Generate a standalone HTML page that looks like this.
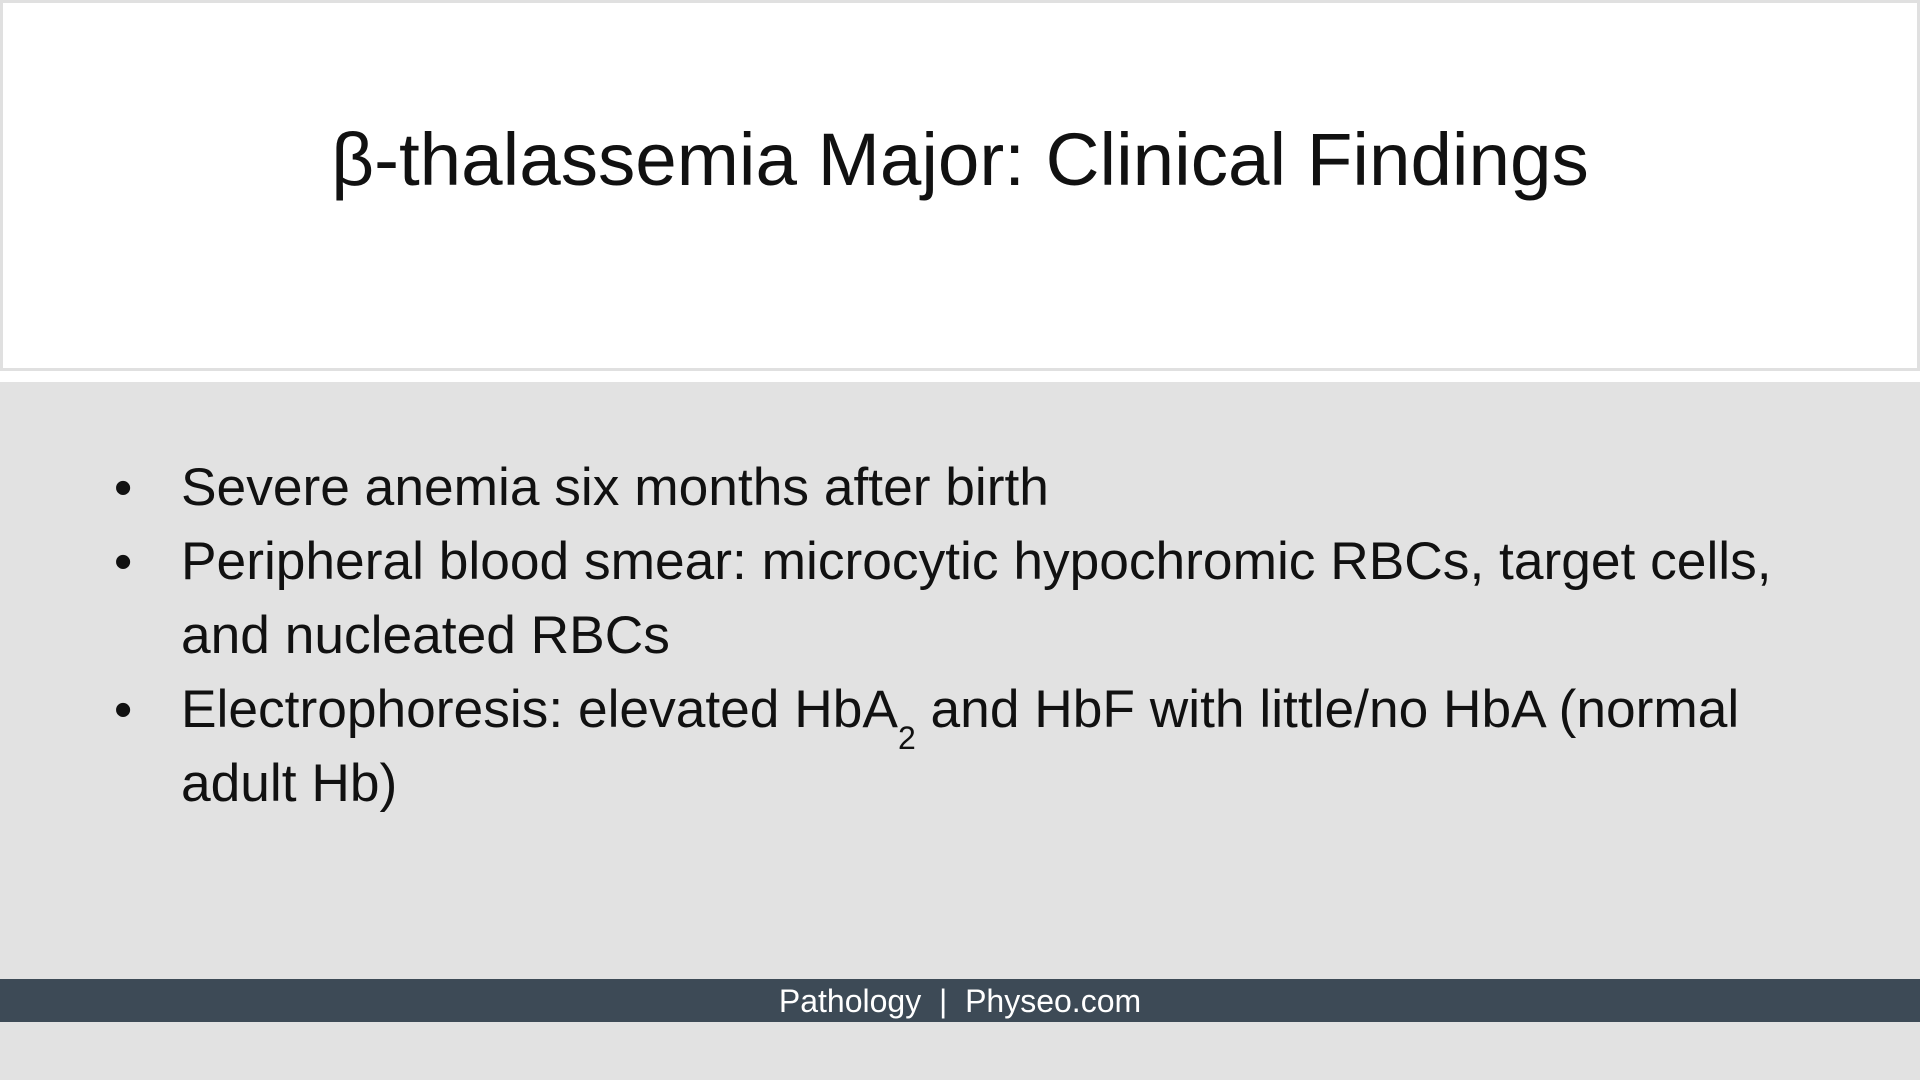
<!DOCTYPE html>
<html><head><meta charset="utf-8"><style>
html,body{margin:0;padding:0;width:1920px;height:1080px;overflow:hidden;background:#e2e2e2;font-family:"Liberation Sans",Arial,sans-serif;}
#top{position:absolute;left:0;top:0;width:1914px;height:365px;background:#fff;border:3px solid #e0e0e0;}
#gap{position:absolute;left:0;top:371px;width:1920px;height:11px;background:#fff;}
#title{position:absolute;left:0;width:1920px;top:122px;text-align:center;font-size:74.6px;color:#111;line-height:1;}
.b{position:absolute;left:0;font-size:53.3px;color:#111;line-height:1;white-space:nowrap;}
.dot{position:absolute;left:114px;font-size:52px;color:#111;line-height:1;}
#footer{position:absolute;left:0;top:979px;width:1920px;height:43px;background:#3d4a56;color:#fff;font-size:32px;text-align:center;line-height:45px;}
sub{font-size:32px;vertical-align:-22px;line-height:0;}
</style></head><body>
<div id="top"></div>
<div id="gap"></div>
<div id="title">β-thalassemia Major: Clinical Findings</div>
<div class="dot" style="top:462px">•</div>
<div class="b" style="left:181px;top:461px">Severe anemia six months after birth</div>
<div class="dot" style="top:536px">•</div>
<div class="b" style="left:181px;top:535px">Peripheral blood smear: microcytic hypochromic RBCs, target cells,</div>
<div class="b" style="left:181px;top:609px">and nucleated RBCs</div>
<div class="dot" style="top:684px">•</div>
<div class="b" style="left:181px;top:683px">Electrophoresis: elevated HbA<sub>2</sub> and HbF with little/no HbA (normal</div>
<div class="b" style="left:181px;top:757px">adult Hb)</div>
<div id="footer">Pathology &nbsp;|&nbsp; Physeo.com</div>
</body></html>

--*--

EXERCISE AIM
Exclude the images, then output the data above word for word.

THE SOLUTION
Generate a standalone HTML page that looks like this.
<!DOCTYPE html>
<html><head><meta charset="utf-8"><style>
html,body{margin:0;padding:0;width:1920px;height:1080px;overflow:hidden;background:#e2e2e2;font-family:"Liberation Sans",Arial,sans-serif;}
#top{position:absolute;left:0;top:0;width:1914px;height:365px;background:#fff;border:3px solid #e0e0e0;}
#gap{position:absolute;left:0;top:371px;width:1920px;height:11px;background:#fff;}
#title{position:absolute;left:0;width:1920px;top:122px;text-align:center;font-size:74.6px;color:#111;line-height:1;}
.b{position:absolute;left:0;font-size:53.3px;color:#111;line-height:1;white-space:nowrap;}
.dot{position:absolute;left:114px;font-size:52px;color:#111;line-height:1;}
#footer{position:absolute;left:0;top:979px;width:1920px;height:43px;background:#3d4a56;color:#fff;font-size:32px;text-align:center;line-height:45px;}
sub{font-size:32px;vertical-align:-22px;line-height:0;}
</style></head><body>
<div id="top"></div>
<div id="gap"></div>
<div id="title">β-thalassemia Major: Clinical Findings</div>
<div class="dot" style="top:462px">•</div>
<div class="b" style="left:181px;top:461px">Severe anemia six months after birth</div>
<div class="dot" style="top:536px">•</div>
<div class="b" style="left:181px;top:535px">Peripheral blood smear: microcytic hypochromic RBCs, target cells,</div>
<div class="b" style="left:181px;top:609px">and nucleated RBCs</div>
<div class="dot" style="top:684px">•</div>
<div class="b" style="left:181px;top:683px">Electrophoresis: elevated HbA<sub>2</sub> and HbF with little/no HbA (normal</div>
<div class="b" style="left:181px;top:757px">adult Hb)</div>
<div id="footer">Pathology &nbsp;|&nbsp; Physeo.com</div>
</body></html>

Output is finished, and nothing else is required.